O gerenciamento do progresso nas expedições dá-se de maneira muito semelhante à tradicional exploração dos locais não nocivos: a cada novo dia, resultados aleatórios em dados de seis lados são gerados para o jogador e cabe a ele decidir o que fazer com eles. Em estações espaciais, falhar pode custar pontos de vida devido ao cansaço por trabalho em péssimas condições e em expedições, além dos pontos de vida, há o custo de tempo adicional que será gasto para performar a mesma tarefa no dia seguinte, levando a mais gastos de suprimentos e, consequentemente, o prazo final para retornar à civilização chegando mais rápido.
A adição dessa espécie de missão secundária é essencial para a narrativa que o jogo quer utilizar, que é focar totalmente nos personagens que se relacionam com o protagonista e fazer o jogador entender os mais variados tipos de dramas que podem surgir no futuro angustiante em que vivem.
É através dessas expedições que conhecemos melhor a variedade do elenco principal e que revela-se também como a maior força do jogo. Cada um deles é primorosamente escrito, com a sensibilidade no tocante à temas como transição de gênero, direitos trabalhistas e fins acima dos meios muito acertada e utilizando sutileza não como subterfúgio para evitar controvérsia, mas sim para exemplificar que cada indivíduo tem seu próprio momento de querer encarar aquilo que ele preferiu evitar as vezes pela vida toda até aquele ponto. Nenhum dos inúmeros momentos em que o jogo interrompe seu roleplay para inserir caixas de texto são gratuitos ou dispensáveis. É, no final das contas, um jogo cheio de propósito dentro da sua lógica interna de diálogo entre gameplay de RPG e narrativa emergente.

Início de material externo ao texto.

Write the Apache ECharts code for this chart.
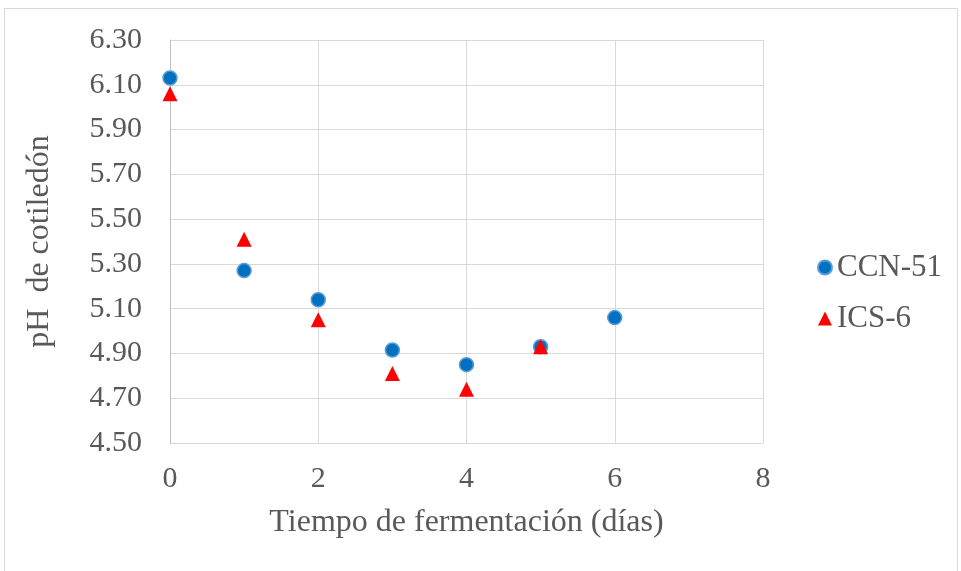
<!DOCTYPE html>
<html>
<head>
<meta charset="utf-8">
<script src="https://cdn.jsdelivr.net/npm/echarts@6/dist/echarts.min.js"></script>
<style>html,body{margin:0;padding:0;background:#fff}#c{width:961px;height:571px}</style>
</head>
<body>
<div id="c"></div>
<script>
var days = [0, 1, 2, 3, 4, 5, 6];
var ccn51 = [6.13, 5.27, 5.14, 4.915, 4.85, 4.93, 5.06];
var icsDays = [0, 1, 2, 3, 4, 5];
var ics6 = [6.06, 5.41, 5.05, 4.81, 4.74, 4.93];
var seriesNames = ['CCN-51', 'ICS-6'];
var xTitle = 'Tiempo de fermentación (días)';
var yTitle = 'pH  de cotiledón';

var font = '"Liberation Serif", "Times New Roman", serif';
var chart = echarts.init(document.getElementById('c'), null, {renderer: 'canvas'});
chart.setOption({
  animation: false,
  backgroundColor: '#fff',
  graphic: [{
    type: 'rect', shape: {x: 4.5, y: 8.5, width: 953, height: 600},
    style: {fill: 'none', stroke: '#d9d9d9', lineWidth: 1}, silent: true
  }],
  grid: {left: 170, right: 198, top: 40, bottom: 128},
  legend: {
    orient: 'vertical', left: 812, top: 247, itemGap: 20, itemWidth: 14, itemHeight: 14,
    textStyle: {fontFamily: font, fontSize: 31, color: '#595959'},
    data: [{name: seriesNames[0], icon: 'circle'}, {name: seriesNames[1], icon: 'triangle'}]
  },
  xAxis: {
    type: 'value', min: 0, max: 8, interval: 2,
    name: xTitle, nameLocation: 'middle', nameGap: 64,
    nameTextStyle: {fontFamily: font, fontSize: 32, color: '#595959'},
    axisLine: {show: false}, axisTick: {show: false},
    splitLine: {show: true, lineStyle: {color: '#d9d9d9', width: 1}},
    axisLabel: {fontFamily: font, fontSize: 30, color: '#595959', margin: 21}
  },
  yAxis: {
    type: 'value', min: 4.5, max: 6.3, interval: 0.2,
    name: yTitle, nameLocation: 'middle', nameGap: 114,
    nameTextStyle: {fontFamily: font, fontSize: 32, color: '#595959'},
    axisLine: {show: true, lineStyle: {color: '#bfbfbf', width: 1}}, axisTick: {show: false},
    splitLine: {show: true, lineStyle: {color: '#d9d9d9', width: 1}},
    axisLabel: {fontFamily: font, fontSize: 30, color: '#595959', margin: 28,
      formatter: function (v) { return v.toFixed(2); }}
  },
  series: [
    {
      name: seriesNames[0], type: 'scatter', symbol: 'circle', symbolSize: 14,
      itemStyle: {color: '#0070c0', borderColor: '#5b9bd5', borderWidth: 1.5, opacity: 1},
      data: days.map(function (d, i) { return [d, ccn51[i]]; }), z: 2
    },
    {
      name: seriesNames[1], type: 'scatter', symbol: 'triangle', symbolSize: 15,
      itemStyle: {color: '#ff0000', opacity: 1},
      data: icsDays.map(function (d, i) { return [d, ics6[i]]; }), z: 3
    }
  ]
});
</script>
</body>
</html>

O objetivo desse texto foi evitar totalmente inserir uma descrição detalhada de um sumário da história de Citizen Sleeper 2. Fazer o contrário disso seria um desserviço a uma narrativa tão bem construída e dependente da agência e interpretação do jogador, então interprete isso como um incentivo para experienciar um jogo que, ao final dessa geração de consoles, será pelo menos por mim lembrado como um dos melhores exemplos de narrativas políticas em videogames.